The cheapest property at the Heart of Europe is a Dh1.5m unit at The Cote d’Azur Hotel.

Sixty floating seahorses have been sold so far.

They are currently selling for Dh15m each.

“This year we will hand over 10 Swedish beach palaces, 32 German villas and 40 floating seahorses,” Mr Kleindienst said.

He rejected suggestions that the properties would leave people isolated, as a boat will run to and from the mainland every half an hour.

“We didn’t have coral reefs so we had to build them.

“Having coral reefs is not difficult, what is difficult is having real corals,” he said.

“We started in 2008 and today we operate the biggest coral nursery on the planet and by 2020 we will be capable of producing 100,000 new corals each year.”

He said creating more corals will get around the problem of bleaching, which happens when the water is too warm – something that is a real concern in the waters of Dubai.

The project has received negative publicity over the years, not least when it was reported that one of the floating seahorse projects had sunk. This was not the case, according to Mr Kleindienst, who said it was actually an event platform that had fallen into the sea.

“We lost agreed sales because of that,” he said.

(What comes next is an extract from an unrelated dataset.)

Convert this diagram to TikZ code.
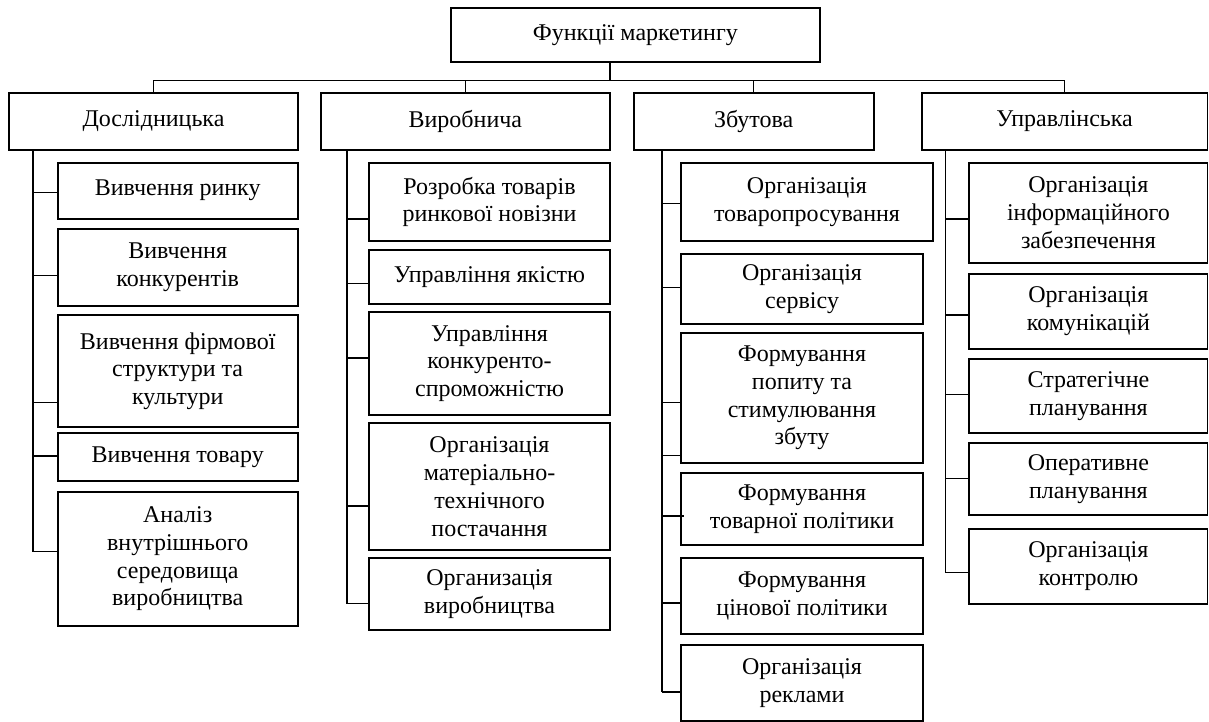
\documentclass[tikz,border=0pt]{standalone}
\usepackage{fontspec}
\setmainfont{Liberation Serif}
\newcommand\mybox[6]{\node[box, minimum width={(#3)-(#2)}, minimum height={(#5)-(#4)}] (#1) at ({((#2)+(#3))/2},{((#4)+(#5))/2}) {#6};}
\newcommand\myconn[3]{\draw[conn] (#1 |- 0,#3) -- (#2.west |- 0,#3);}
\begin{document}
\begin{tikzpicture}[x=1pt,y=-1pt,
  box/.style={draw, line width=1.9pt, rectangle, inner sep=0pt, align=center,
    font=\fontsize{24}{27.7}\selectfont},
  conn/.style={line width=1.5pt},
  spine/.style={line width=1.8pt}]
\useasboundingbox (0,0) rectangle (1209,722);
% top
\mybox{root}{450.7}{820}{8}{62.3}{Функції маркетингу}
\mybox{d}{9.3}{297.7}{93}{150}{Дослідницька}
\mybox{v}{321}{609.7}{93}{150}{Виробнича}
\mybox{z}{633.7}{873.7}{93}{150}{Збутова}
\mybox{u}{921.7}{1207.5}{93}{150}{Управлінська}
\coordinate (bus) at (609.7,80.5);
\draw[spine] (root.south -| bus) -- (bus);
\draw[conn] (d.north) -- (d.north |- bus) -- (u.north |- bus) -- (u.north);
\draw[conn] (v.north |- bus) -- (v.north);
\draw[conn] (z.north |- bus) -- (z.north);
% column 1
\mybox{d1}{57.7}{297.7}{162.7}{218.7}{Вивчення ринку}
\mybox{d2}{57.7}{297.7}{229}{305.7}{Вивчення\\конкурентів}
\mybox{d3}{57.7}{297.7}{315.3}{426.7}{Вивчення фірмової\\структури та\\культури}
\mybox{d4}{57.7}{297.7}{433.3}{481}{Вивчення товару}
\mybox{d5}{57.7}{297.7}{491.7}{626}{Аналіз\\внутрішнього\\середовища\\виробництва}
\coordinate (sd) at (33.3,0);
\draw[spine] (d.south -| sd) -- (sd |- 0,551.7);
\myconn{sd}{d1}{192.3}
\myconn{sd}{d2}{275.7}
\myconn{sd}{d3}{402.7}
\myconn{sd}{d4}{456}
\myconn{sd}{d5}{551.7}
% column 2
\mybox{v1}{369.3}{609.7}{162.7}{241.3}{Розробка товарів\\ринкової новізни}
\mybox{v2}{369.3}{609.7}{249.7}{303.7}{Управління якістю}
\mybox{v3}{369.3}{609.7}{311.7}{415.3}{Управління\\конкуренто-\\спроможністю}
\mybox{v4}{369.3}{609.7}{423.3}{550}{Організація\\матеріально-\\технічного\\постачання}
\mybox{v5}{369.3}{609.7}{557.7}{630.3}{Организація\\виробництва}
\coordinate (sv) at (346.7,0);
\draw[spine] (v.south -| sv) -- (sv |- 0,603.7);
\myconn{sv}{v1}{219}
\myconn{sv}{v2}{283.3}
\myconn{sv}{v3}{358}
\myconn{sv}{v4}{506}
\myconn{sv}{v5}{603.7}
% column 3
\mybox{z1}{681.3}{932.7}{162.7}{241.3}{Організація\\товаропросування}
\mybox{z2}{681.3}{922.7}{254}{324.3}{Організація\\сервісу}
\mybox{z3}{681.3}{922.7}{333.3}{462.7}{Формування\\попиту та\\стимулювання\\збуту}
\mybox{z4}{681.3}{922.7}{472.7}{545}{Формування\\товарної політики}
\mybox{z5}{681.3}{922.7}{558.3}{633.7}{Формування\\цінової політики}
\mybox{z6}{681.3}{922.7}{645.3}{721}{Організація\\реклами}
\coordinate (sz) at (662,0);
\draw[spine] (z.south -| sz) -- (sz |- 0,692);
\myconn{sz}{z1}{203.3}
\myconn{sz}{z2}{287.3}
\myconn{sz}{z3}{402.7}
\myconn{sz}{z3}{455.3}
\draw[conn] (sz |- 0,516) -- ([xshift=3.4pt]z4.west |- 0,516);
\myconn{sz}{z5}{603}
\myconn{sz}{z6}{692}
% column 4
\mybox{u1}{969.3}{1207.5}{162.7}{262.7}{Організація\\інформаційного\\забезпечення}
\mybox{u2}{969.3}{1207.5}{274}{348.7}{Організація\\комунікацій}
\mybox{u3}{969.3}{1207.5}{359.3}{432.7}{Стратегічне\\планування}
\mybox{u4}{969.3}{1207.5}{442.7}{515.3}{Оперативне\\планування}
\mybox{u5}{969.3}{1207.5}{528.7}{603.7}{Організація\\контролю}
\coordinate (su) at (945.5,0);
\draw[spine] (u.south -| su) -- (su |- 0,572.7);
\myconn{su}{u1}{219}
\myconn{su}{u2}{315}
\myconn{su}{u3}{394.3}
\myconn{su}{u4}{478.3}
\myconn{su}{u5}{572.7}
\end{tikzpicture}
\end{document}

“My responsibility is to build a great project.

“Journalists have a different responsibility but we provided information in documents and they still produced such a story that damaged the project.”

He said they initially charged Dh2,000 per square foot. That figure is now between Dh3,000 and Dh4,000 per square foot.

The cost is even higher for one of the floating seahorses.

Josef Kleinienst, chairman of Kleindienst Group, the developer of the Heart of Europe, at the Sweden Beach Palace. Chris Whiteoak / The National

“We started selling them for Dh5,000 per square foot.

“They are now selling for three times that,” he said.